- _WORK INSTRUCTIONS_
Would you repeat the listing exactly but omit every picture?
——————————
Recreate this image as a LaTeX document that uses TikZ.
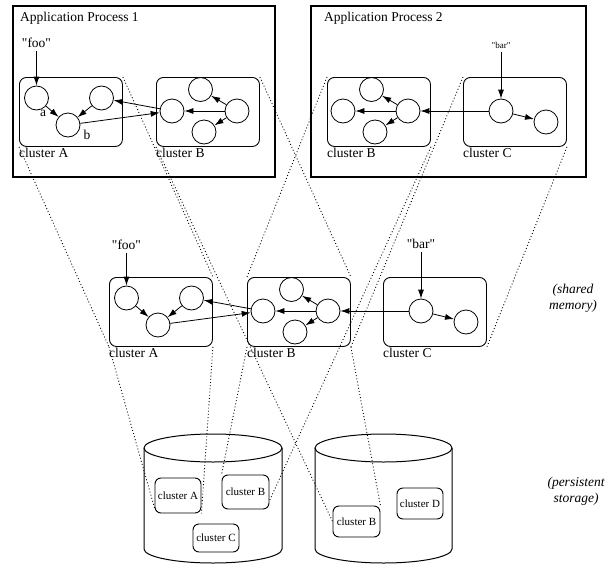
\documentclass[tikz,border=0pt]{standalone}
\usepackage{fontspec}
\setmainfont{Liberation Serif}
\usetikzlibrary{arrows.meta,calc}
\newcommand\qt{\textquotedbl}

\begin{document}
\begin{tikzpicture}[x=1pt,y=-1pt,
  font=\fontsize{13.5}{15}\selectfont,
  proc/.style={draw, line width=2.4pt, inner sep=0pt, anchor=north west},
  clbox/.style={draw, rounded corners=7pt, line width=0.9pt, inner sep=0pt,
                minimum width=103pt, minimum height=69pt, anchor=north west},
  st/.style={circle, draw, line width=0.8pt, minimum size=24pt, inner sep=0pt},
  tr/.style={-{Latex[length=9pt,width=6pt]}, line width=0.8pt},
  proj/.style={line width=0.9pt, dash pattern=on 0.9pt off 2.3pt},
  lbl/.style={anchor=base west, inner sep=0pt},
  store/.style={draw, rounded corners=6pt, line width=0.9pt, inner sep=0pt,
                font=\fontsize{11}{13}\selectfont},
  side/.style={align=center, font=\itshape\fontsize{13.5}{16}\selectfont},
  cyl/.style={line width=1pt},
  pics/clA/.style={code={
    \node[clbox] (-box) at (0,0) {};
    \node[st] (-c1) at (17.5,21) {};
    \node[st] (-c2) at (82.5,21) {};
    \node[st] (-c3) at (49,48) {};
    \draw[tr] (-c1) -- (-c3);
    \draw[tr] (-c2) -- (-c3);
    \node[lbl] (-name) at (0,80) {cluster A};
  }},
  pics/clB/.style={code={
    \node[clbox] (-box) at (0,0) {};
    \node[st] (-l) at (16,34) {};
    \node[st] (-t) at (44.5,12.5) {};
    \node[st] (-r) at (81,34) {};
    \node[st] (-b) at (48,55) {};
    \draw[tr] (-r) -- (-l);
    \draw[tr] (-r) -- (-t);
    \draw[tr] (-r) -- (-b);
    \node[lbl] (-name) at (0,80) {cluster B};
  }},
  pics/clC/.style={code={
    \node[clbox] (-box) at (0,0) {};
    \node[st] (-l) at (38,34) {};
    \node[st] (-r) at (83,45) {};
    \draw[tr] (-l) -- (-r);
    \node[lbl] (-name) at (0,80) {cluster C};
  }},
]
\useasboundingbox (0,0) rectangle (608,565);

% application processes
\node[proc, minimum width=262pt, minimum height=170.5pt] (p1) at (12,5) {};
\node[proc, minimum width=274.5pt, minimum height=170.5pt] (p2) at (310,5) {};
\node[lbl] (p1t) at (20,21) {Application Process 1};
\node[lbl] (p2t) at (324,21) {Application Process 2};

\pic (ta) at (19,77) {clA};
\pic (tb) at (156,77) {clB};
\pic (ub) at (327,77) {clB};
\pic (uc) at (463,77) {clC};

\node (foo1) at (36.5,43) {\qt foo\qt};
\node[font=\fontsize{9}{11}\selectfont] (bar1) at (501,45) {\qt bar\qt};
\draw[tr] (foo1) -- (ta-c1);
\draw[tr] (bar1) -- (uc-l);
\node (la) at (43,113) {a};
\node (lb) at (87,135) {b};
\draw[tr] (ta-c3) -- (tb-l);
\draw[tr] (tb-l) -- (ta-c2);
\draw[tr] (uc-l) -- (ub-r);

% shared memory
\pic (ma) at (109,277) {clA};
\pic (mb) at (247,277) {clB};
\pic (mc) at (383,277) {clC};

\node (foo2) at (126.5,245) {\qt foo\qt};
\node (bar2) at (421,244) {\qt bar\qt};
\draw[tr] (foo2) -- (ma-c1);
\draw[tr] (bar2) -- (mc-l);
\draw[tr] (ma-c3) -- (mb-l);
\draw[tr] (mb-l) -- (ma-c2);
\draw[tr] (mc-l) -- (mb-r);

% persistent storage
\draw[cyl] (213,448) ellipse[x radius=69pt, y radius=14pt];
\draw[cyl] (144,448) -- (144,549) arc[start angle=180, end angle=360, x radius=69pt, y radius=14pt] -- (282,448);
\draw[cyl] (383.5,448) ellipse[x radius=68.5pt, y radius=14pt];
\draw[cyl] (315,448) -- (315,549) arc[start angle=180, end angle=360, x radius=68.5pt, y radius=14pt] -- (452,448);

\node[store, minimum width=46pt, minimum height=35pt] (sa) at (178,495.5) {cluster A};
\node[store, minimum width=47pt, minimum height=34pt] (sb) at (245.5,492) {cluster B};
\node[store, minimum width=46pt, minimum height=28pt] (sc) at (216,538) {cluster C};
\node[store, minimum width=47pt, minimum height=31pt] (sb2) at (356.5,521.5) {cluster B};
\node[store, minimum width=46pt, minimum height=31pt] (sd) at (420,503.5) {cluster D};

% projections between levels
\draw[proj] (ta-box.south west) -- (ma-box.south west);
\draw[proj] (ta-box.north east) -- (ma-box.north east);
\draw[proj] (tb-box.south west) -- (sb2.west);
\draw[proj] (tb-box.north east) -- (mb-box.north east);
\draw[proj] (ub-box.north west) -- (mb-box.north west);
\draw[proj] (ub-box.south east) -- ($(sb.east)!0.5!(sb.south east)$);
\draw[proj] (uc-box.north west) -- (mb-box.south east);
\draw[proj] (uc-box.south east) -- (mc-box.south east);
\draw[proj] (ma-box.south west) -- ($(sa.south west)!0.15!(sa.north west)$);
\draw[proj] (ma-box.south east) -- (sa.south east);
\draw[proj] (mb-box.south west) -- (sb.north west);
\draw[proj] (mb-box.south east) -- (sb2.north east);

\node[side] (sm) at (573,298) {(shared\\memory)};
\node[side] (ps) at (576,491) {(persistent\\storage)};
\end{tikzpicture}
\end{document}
——————————
- _TASK RESULT_
Recreate this image as a LaTeX document that uses TikZ.
\documentclass[tikz,border=0pt]{standalone}
\usepackage{fontspec}
\setmainfont{Liberation Serif}
\usetikzlibrary{arrows.meta,calc}
\newcommand\qt{\textquotedbl}

\begin{document}
\begin{tikzpicture}[x=1pt,y=-1pt,
  font=\fontsize{13.5}{15}\selectfont,
  proc/.style={draw, line width=2.4pt, inner sep=0pt, anchor=north west},
  clbox/.style={draw, rounded corners=7pt, line width=0.9pt, inner sep=0pt,
                minimum width=103pt, minimum height=69pt, anchor=north west},
  st/.style={circle, draw, line width=0.8pt, minimum size=24pt, inner sep=0pt},
  tr/.style={-{Latex[length=9pt,width=6pt]}, line width=0.8pt},
  proj/.style={line width=0.9pt, dash pattern=on 0.9pt off 2.3pt},
  lbl/.style={anchor=base west, inner sep=0pt},
  store/.style={draw, rounded corners=6pt, line width=0.9pt, inner sep=0pt,
                font=\fontsize{11}{13}\selectfont},
  side/.style={align=center, font=\itshape\fontsize{13.5}{16}\selectfont},
  cyl/.style={line width=1pt},
  pics/clA/.style={code={
    \node[clbox] (-box) at (0,0) {};
    \node[st] (-c1) at (17.5,21) {};
    \node[st] (-c2) at (82.5,21) {};
    \node[st] (-c3) at (49,48) {};
    \draw[tr] (-c1) -- (-c3);
    \draw[tr] (-c2) -- (-c3);
    \node[lbl] (-name) at (0,80) {cluster A};
  }},
  pics/clB/.style={code={
    \node[clbox] (-box) at (0,0) {};
    \node[st] (-l) at (16,34) {};
    \node[st] (-t) at (44.5,12.5) {};
    \node[st] (-r) at (81,34) {};
    \node[st] (-b) at (48,55) {};
    \draw[tr] (-r) -- (-l);
    \draw[tr] (-r) -- (-t);
    \draw[tr] (-r) -- (-b);
    \node[lbl] (-name) at (0,80) {cluster B};
  }},
  pics/clC/.style={code={
    \node[clbox] (-box) at (0,0) {};
    \node[st] (-l) at (38,34) {};
    \node[st] (-r) at (83,45) {};
    \draw[tr] (-l) -- (-r);
    \node[lbl] (-name) at (0,80) {cluster C};
  }},
]
\useasboundingbox (0,0) rectangle (608,565);

% application processes
\node[proc, minimum width=262pt, minimum height=170.5pt] (p1) at (12,5) {};
\node[proc, minimum width=274.5pt, minimum height=170.5pt] (p2) at (310,5) {};
\node[lbl] (p1t) at (20,21) {Application Process 1};
\node[lbl] (p2t) at (324,21) {Application Process 2};

\pic (ta) at (19,77) {clA};
\pic (tb) at (156,77) {clB};
\pic (ub) at (327,77) {clB};
\pic (uc) at (463,77) {clC};

\node (foo1) at (36.5,43) {\qt foo\qt};
\node[font=\fontsize{9}{11}\selectfont] (bar1) at (501,45) {\qt bar\qt};
\draw[tr] (foo1) -- (ta-c1);
\draw[tr] (bar1) -- (uc-l);
\node (la) at (43,113) {a};
\node (lb) at (87,135) {b};
\draw[tr] (ta-c3) -- (tb-l);
\draw[tr] (tb-l) -- (ta-c2);
\draw[tr] (uc-l) -- (ub-r);

% shared memory
\pic (ma) at (109,277) {clA};
\pic (mb) at (247,277) {clB};
\pic (mc) at (383,277) {clC};

\node (foo2) at (126.5,245) {\qt foo\qt};
\node (bar2) at (421,244) {\qt bar\qt};
\draw[tr] (foo2) -- (ma-c1);
\draw[tr] (bar2) -- (mc-l);
\draw[tr] (ma-c3) -- (mb-l);
\draw[tr] (mb-l) -- (ma-c2);
\draw[tr] (mc-l) -- (mb-r);

% persistent storage
\draw[cyl] (213,448) ellipse[x radius=69pt, y radius=14pt];
\draw[cyl] (144,448) -- (144,549) arc[start angle=180, end angle=360, x radius=69pt, y radius=14pt] -- (282,448);
\draw[cyl] (383.5,448) ellipse[x radius=68.5pt, y radius=14pt];
\draw[cyl] (315,448) -- (315,549) arc[start angle=180, end angle=360, x radius=68.5pt, y radius=14pt] -- (452,448);

\node[store, minimum width=46pt, minimum height=35pt] (sa) at (178,495.5) {cluster A};
\node[store, minimum width=47pt, minimum height=34pt] (sb) at (245.5,492) {cluster B};
\node[store, minimum width=46pt, minimum height=28pt] (sc) at (216,538) {cluster C};
\node[store, minimum width=47pt, minimum height=31pt] (sb2) at (356.5,521.5) {cluster B};
\node[store, minimum width=46pt, minimum height=31pt] (sd) at (420,503.5) {cluster D};

% projections between levels
\draw[proj] (ta-box.south west) -- (ma-box.south west);
\draw[proj] (ta-box.north east) -- (ma-box.north east);
\draw[proj] (tb-box.south west) -- (sb2.west);
\draw[proj] (tb-box.north east) -- (mb-box.north east);
\draw[proj] (ub-box.north west) -- (mb-box.north west);
\draw[proj] (ub-box.south east) -- ($(sb.east)!0.5!(sb.south east)$);
\draw[proj] (uc-box.north west) -- (mb-box.south east);
\draw[proj] (uc-box.south east) -- (mc-box.south east);
\draw[proj] (ma-box.south west) -- ($(sa.south west)!0.15!(sa.north west)$);
\draw[proj] (ma-box.south east) -- (sa.south east);
\draw[proj] (mb-box.south west) -- (sb.north west);
\draw[proj] (mb-box.south east) -- (sb2.north east);

\node[side] (sm) at (573,298) {(shared\\memory)};
\node[side] (ps) at (576,491) {(persistent\\storage)};
\end{tikzpicture}
\end{document}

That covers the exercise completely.